Avant même sa participation au surréalisme, la rencontre de Giacometti avec André Masson a encouragé son intérêt pour Sade. Les oeuvres que Masson a présentées à la galerie Simon de Daniel-Henry Kahnweiler (dirigée par Louise Leiris) ont particulièrement attiré l’attention de Giacometti qui en informe ses parents : « C’est le plus fort des jeunes peintres pour moi, et il est très très amical ». Masson est l’aîné de Giacometti de quelques années et déjà bien installé dans le milieu artistique. Il s’est donné pour mission d’aider son jeune ami et lui fait rencontrer son cercle proche dont, notamment, Georges Bataille. Masson s’est déjà fait une place auprès des surréalistes en transposant le principe de l’écriture automatique imaginée par Breton dans des dessins automatiques. Cet automatisme lui permet de sonder l’inconscient dans un mouvement naturel de l’inspiration, dénuée de tout interdit. Ses dessins montrent des scènes de violences, de massacres, d’enlèvement, de viol et de dévoration. Organisées autour de la pulsion de mort, des scènes de sexe ramènent l’homme à ses instincts premiers et à sa sauvagerie naturelle. C’est dans l’atelier de Masson, rue Blomet, que les dissidents du surréalisme ont commencé à se réunir autour de Georges Bataille dont le peintre a illustré deux ouvrages particulièrement sadiens : L’Anus Solaire et Histoire de l’oeil. Giacometti trouve ses premiers soutiens et noue des amitiés durables au sein de ce groupe où se retrouvent Michel Leiris, Joan Miró, Robert Desnos et Raymond Queneau. La revue Documents offre au jeune artiste un premier article particulièrement élogieux sur son travail tout en le confrontant aux goûts singuliers de ses nouveaux amis pour l’abject et l’informe.

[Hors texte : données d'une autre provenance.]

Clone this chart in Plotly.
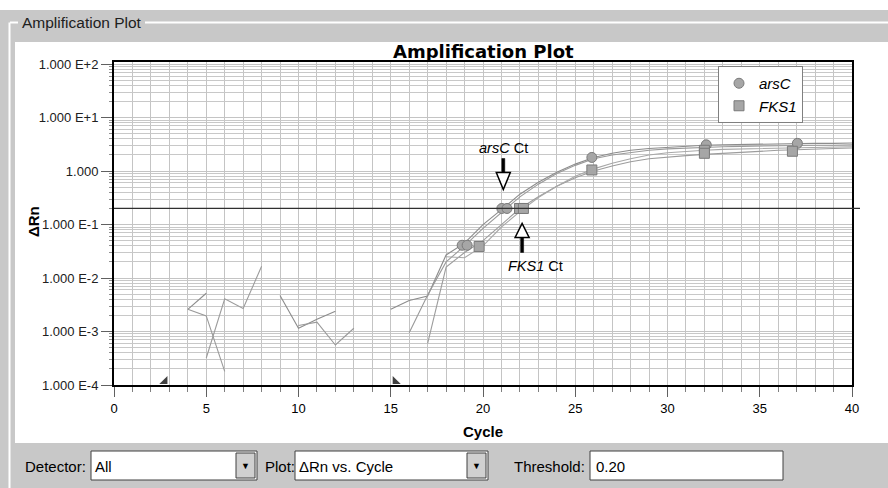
import numpy as np
import plotly.graph_objects as go

N = None
cycles = list(range(1, 41))

# Delta Rn per cycle for two arsC wells and two FKS1 wells (None = not shown on log scale)
arsC_a = [N, N, N, 0.0026, 0.0052, N, N, N, 0.0047, 0.00115, 0.0017, 0.0024, N, N, 0.0026, 0.0038, 0.0046,
          0.027, 0.045, 0.10, 0.19, 0.37, 0.62, 0.95, 1.35, 1.8, 2.15, 2.45, 2.65, 2.8, 2.95, 3.05, 3.1, 3.15,
          3.2, 3.2, 3.25, 3.3, 3.3, 3.35]
arsC_b = [N, N, N, 0.0026, 0.00196, 0.00018, N, N, N, 0.0013, 0.0015, 0.00056, 0.00115, N, N, 0.00095, 0.0048,
          0.02, 0.04, 0.085, 0.165, 0.33, 0.57, 0.9, 1.28, 1.7, 2.0, 2.25, 2.45, 2.6, 2.7, 2.8, 2.85, 2.9,
          2.95, 3.0, 3.0, 3.05, 3.05, 3.1]
FKS1_a = [N, N, N, N, 0.00032, 0.0041, 0.0027, 0.0166, N, N, N, N, N, N, N, N, 0.0006,
          0.016, 0.03, 0.05, 0.1, 0.2, 0.33, 0.52, 0.75, 1.0, 1.25, 1.5, 1.7, 1.85, 1.95, 2.05, 2.15, 2.25,
          2.35, 2.45, 2.5, 2.6, 2.65, 2.7]
FKS1_b = [N] * 17 + [0.025, 0.024, 0.04, 0.09, 0.175, 0.32, 0.52, 0.8, 1.1, 1.4, 1.7, 2.0, 2.2, 2.35,
                     2.45, 2.55, 2.6, 2.65, 2.7, 2.75, 2.8, 2.8, 2.85]

# plotted marker points
arsC_mx = [18.87, 19.14, 21.02, 21.3, 25.9, 32.1, 37.04]
arsC_my = [0.041, 0.041, 0.2, 0.2, 1.8, 3.1, 3.3]
FKS1_mx = [19.79, 21.98, 22.19, 25.9, 32.0, 32.0, 36.77]
FKS1_my = [0.039, 0.2, 0.2, 1.05, 2.45, 2.15, 2.35]

threshold = 0.20
ct_arsC = 21.1
ct_FKS1 = 22.12
baseline_start = 3
baseline_end = 15

x_ticks = [0, 5, 10, 15, 20, 25, 30, 35, 40]
y_ticks = [1e-4, 1e-3, 1e-2, 1e-1, 1, 10, 100]
y_ticktext = ["1.000 E-4", "1.000 E-3", "1.000 E-2", "1.000 E-1", "1.000", "1.000 E+1", "1.000 E+2"]

FONT = "Liberation Sans, Arial, sans-serif"
TITLE_FONT = "DejaVu Sans, Verdana, sans-serif"
W, H = 888, 488
L, R, T, B = 114, 36, 62, 103
PW, PH = W - L - R, H - T - B


def PX(p):
    return (p - L) / PW


def PY(p):
    return (H - B - p) / PH


fig = go.Figure()

for ys, col in [(arsC_a, "#8c8c8c"), (arsC_b, "#9a9a9a"), (FKS1_a, "#9c9c9c"), (FKS1_b, "#a8a8a8")]:
    fig.add_trace(go.Scatter(x=cycles, y=ys, mode="lines", line=dict(color=col, width=1.1),
                             connectgaps=False, showlegend=False, hoverinfo="skip"))

fig.add_trace(go.Scatter(x=arsC_mx, y=arsC_my, mode="markers", name="<i>arsC</i>",
                         marker=dict(symbol="circle", size=10, color="#a6a6a6",
                                     line=dict(color="#7a7a7a", width=1))))
fig.add_trace(go.Scatter(x=FKS1_mx, y=FKS1_my, mode="markers", name="<i>FKS1</i>",
                         marker=dict(symbol="square", size=10, color="#a6a6a6",
                                     line=dict(color="#7a7a7a", width=1))))

# baseline markers
fig.add_trace(go.Scatter(x=[baseline_start - 0.25], y=[1.17e-4], mode="markers", showlegend=False,
                         cliponaxis=False, hoverinfo="skip",
                         marker=dict(symbol="triangle-se", size=9, color="#404040")))
fig.add_trace(go.Scatter(x=[baseline_end + 0.25], y=[1.17e-4], mode="markers", showlegend=False,
                         cliponaxis=False, hoverinfo="skip",
                         marker=dict(symbol="triangle-sw", size=9, color="#404040")))

shapes = []
GRAY = "#c8c8c8"
# window chrome
shapes.append(dict(type="rect", xref="paper", yref="paper", x0=PX(0), x1=PX(W), y0=PY(10), y1=PY(42),
                   fillcolor=GRAY, line=dict(width=0), layer="below"))
shapes.append(dict(type="rect", xref="paper", yref="paper", x0=PX(0), x1=PX(15), y0=PY(10), y1=PY(H),
                   fillcolor=GRAY, line=dict(width=0), layer="below"))
shapes.append(dict(type="rect", xref="paper", yref="paper", x0=PX(0), x1=PX(W), y0=PY(443), y1=PY(H),
                   fillcolor=GRAY, line=dict(width=0), layer="below"))
# group box frame (white lines)
shapes.append(dict(type="line", xref="paper", yref="paper", x0=PX(10), x1=PX(18), y0=PY(22.5), y1=PY(22.5),
                   line=dict(color="white", width=2), layer="below"))
shapes.append(dict(type="line", xref="paper", yref="paper", x0=PX(145), x1=PX(W), y0=PY(22.5), y1=PY(22.5),
                   line=dict(color="white", width=2), layer="below"))
shapes.append(dict(type="line", xref="paper", yref="paper", x0=PX(9.5), x1=PX(9.5), y0=PY(22.5), y1=PY(H),
                   line=dict(color="white", width=2), layer="below"))

# threshold line
shapes.append(dict(type="line", xref="paper", yref="y", x0=0, x1=PX(860), y0=threshold, y1=threshold,
                   line=dict(color="#303030", width=1.3)))

# Ct arrows (pixel offsets from the Ct point)
for ct, up in [(ct_arsC, True), (ct_FKS1, False)]:
    s = 1 if up else -1
    tip, base, top = (19, 36, 50) if up else (15, 29, 44)
    shapes.append(dict(type="path", xref="x", yref="y", xsizemode="pixel", ysizemode="pixel",
                       xanchor=ct, yanchor=threshold,
                       path=f"M -1.5,{s * (base - 1)} L 1.5,{s * (base - 1)} L 1.5,{s * top} L -1.5,{s * top} Z",
                       fillcolor="black", line=dict(color="black", width=0.5)))
    shapes.append(dict(type="path", xref="x", yref="y", xsizemode="pixel", ysizemode="pixel",
                       xanchor=ct, yanchor=threshold,
                       path=f"M -7,{s * base} L 7,{s * base} L 0,{s * tip} Z",
                       fillcolor="white", line=dict(color="black", width=1.5)))


# control widgets
def box(x0, x1, y0, y1, fill="white"):
    shapes.append(dict(type="rect", xref="paper", yref="paper", x0=PX(x0), x1=PX(x1), y0=PY(y0), y1=PY(y1),
                       fillcolor=fill, line=dict(color="#404040", width=1)))


box(91, 257, 451, 480)
box(236, 255, 453, 478, fill="#d0d0d0")
box(295, 488, 451, 480)
box(467, 486, 453, 478, fill="#d0d0d0")
box(590, 783, 451, 480)


def ann(text, x, y, size, xanchor="center", color="black", family=FONT, **kw):
    d = dict(text=text, xref="paper", yref="paper", x=x, y=y, xanchor=xanchor, yanchor="middle",
             showarrow=False, font=dict(size=size, color=color, family=family))
    d.update(kw)
    return d


annotations = [
    ann("<b>Amplification Plot</b>", 0.5, PY(51), 18, family=TITLE_FONT),
    ann("Amplification Plot", PX(20), PY(23), 15.5, "left", "#202020", bgcolor=GRAY),
    ann("<b>Cycle</b>", 0.5, PY(432), 15),
    ann("<b>ΔRn</b>", PX(34), PY(222), 15, textangle=-90),
    dict(text="<i>arsC</i> Ct", xref="x", yref="y", x=ct_arsC, y=np.log10(threshold), yshift=60,
         xanchor="center", yanchor="middle", showarrow=False, font=dict(size=14.5, color="black", family=FONT)),
    dict(text="<i>FKS1</i> Ct", xref="x", yref="y", x=ct_FKS1 + 0.75, y=np.log10(threshold), yshift=-58,
         xanchor="center", yanchor="middle", showarrow=False, font=dict(size=14.5, color="black", family=FONT)),
    ann("Detector:", PX(23), PY(466), 15, "left"),
    ann("All", PX(93), PY(466), 15, "left"),
    ann("Plot:", PX(263), PY(466), 15, "left"),
    ann("ΔRn vs. Cycle", PX(297), PY(466), 15, "left"),
    ann("Threshold:", PX(512), PY(466), 15, "left"),
    ann("0.20", PX(594), PY(466), 15, "left"),
    ann("▼", PX(245.5), PY(466), 9),
    ann("▼", PX(476.5), PY(466), 9),
]

minor_y = [m * 10.0 ** e for e in range(-4, 2) for m in range(2, 10)]

fig.update_layout(
    width=W, height=H,
    margin=dict(l=L, r=R, t=T, b=B),
    paper_bgcolor="white", plot_bgcolor="white",
    font=dict(family=FONT, size=12, color="#202020"),
    shapes=shapes, annotations=annotations,
    legend=dict(x=PX(718), y=PY(66), xanchor="left", yanchor="top", bgcolor="white",
                bordercolor="#808080", borderwidth=1, font=dict(size=15, color="black", family=FONT),
                itemwidth=30, tracegroupgap=0),
    xaxis=dict(range=[0, 40], tickvals=x_ticks, ticks="outside", ticklen=10, tickcolor="#606060",
               showgrid=True, gridcolor="#c4c4c4", gridwidth=1,
               minor=dict(dtick=1, tick0=0, ticks="outside", ticklen=5, tickcolor="#808080",
                          showgrid=True, gridcolor="#c4c4c4"),
               showline=True, linecolor="black", linewidth=2, mirror=True, zeroline=False,
               tickfont=dict(size=13, color="black")),
    yaxis=dict(type="log", range=[-4, 2.04], tickvals=y_ticks, ticktext=y_ticktext, ticks="outside",
               ticklen=11, tickcolor="#606060", showgrid=True, gridcolor="#c4c4c4",
               minor=dict(tickvals=minor_y, ticks="outside", ticklen=3, tickcolor="#909090",
                          showgrid=True, gridcolor="#c8c8c8"),
               showline=True, linecolor="black", linewidth=2, mirror=True, zeroline=False,
               tickfont=dict(size=13, color="#202020")),
)

fig.write_html("out.html", config={"displayModeBar": False},
               post_script="document.body.style.margin='0';")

La fascination des artistes pour la représentation de l’horreur et l’érotisme qui peut s’en dégager n’est pas nouvelle. Goya, Géricault et Callot, que Giacometti admire, ont tous représenté des scènes d’une rare violence, empruntant souvent aux sujets religieux leurs motifs où l’horreur le dispute à une forme d’érotisme. Giacometti s’interroge d’ailleurs à propos de Callot : « pourquoi, dans ses sujets religieux, représente-t-il surtout des flagellations, des crucifixions et le martyre des saints sous toutes ses formes ; des vierges auxquelles on arrache les seins à coups de tenaille jusqu’au saint qu’on écrase avec une espèce de pressoir, qui est peut-être une invention même de Callot ? ». Bien avant de découvrir Sade, le jeune Giacometti a reproduit des tableaux de scènes religieuses violentes. A l’âge de 12 ou 13 ans il dessine une copie d’un saint Sébastien, le corps bardé de flèches. Quelques années plus tard, au tournant des années 1920, il représente Salomé portant la tête de saint Jean-Baptiste, puis en 1922, une copie de la Lapidation de Saint Etienne. Pour autant les oeuvres de ces premières années ne laissent guère imaginer le tournant que va prendre son travail, à partir de 1929, au contact de ses amis surréalistes et de Masson dont l’intérêt pour les représentations d’un érotisme morbide a trouvé son apogée dans les scènes de sa série Massacre. Adopté tout d’abord par les dissidents réunis autour de Bataille puis par le mouvement orthodoxe de Breton, Giacometti adopte une voie médiane. Les oeuvres qu’il réalise entre 1929 et 1933 évoquent pratiquement toutes l’univers sadien sans jamais aborder la sexualité et/ou la violence de manière aussi explicite que le font Masson, Man Ray, Pablo Picasso, Luis Buñuel, ou Salvador Dalí dans leurs oeuvres à la même époque.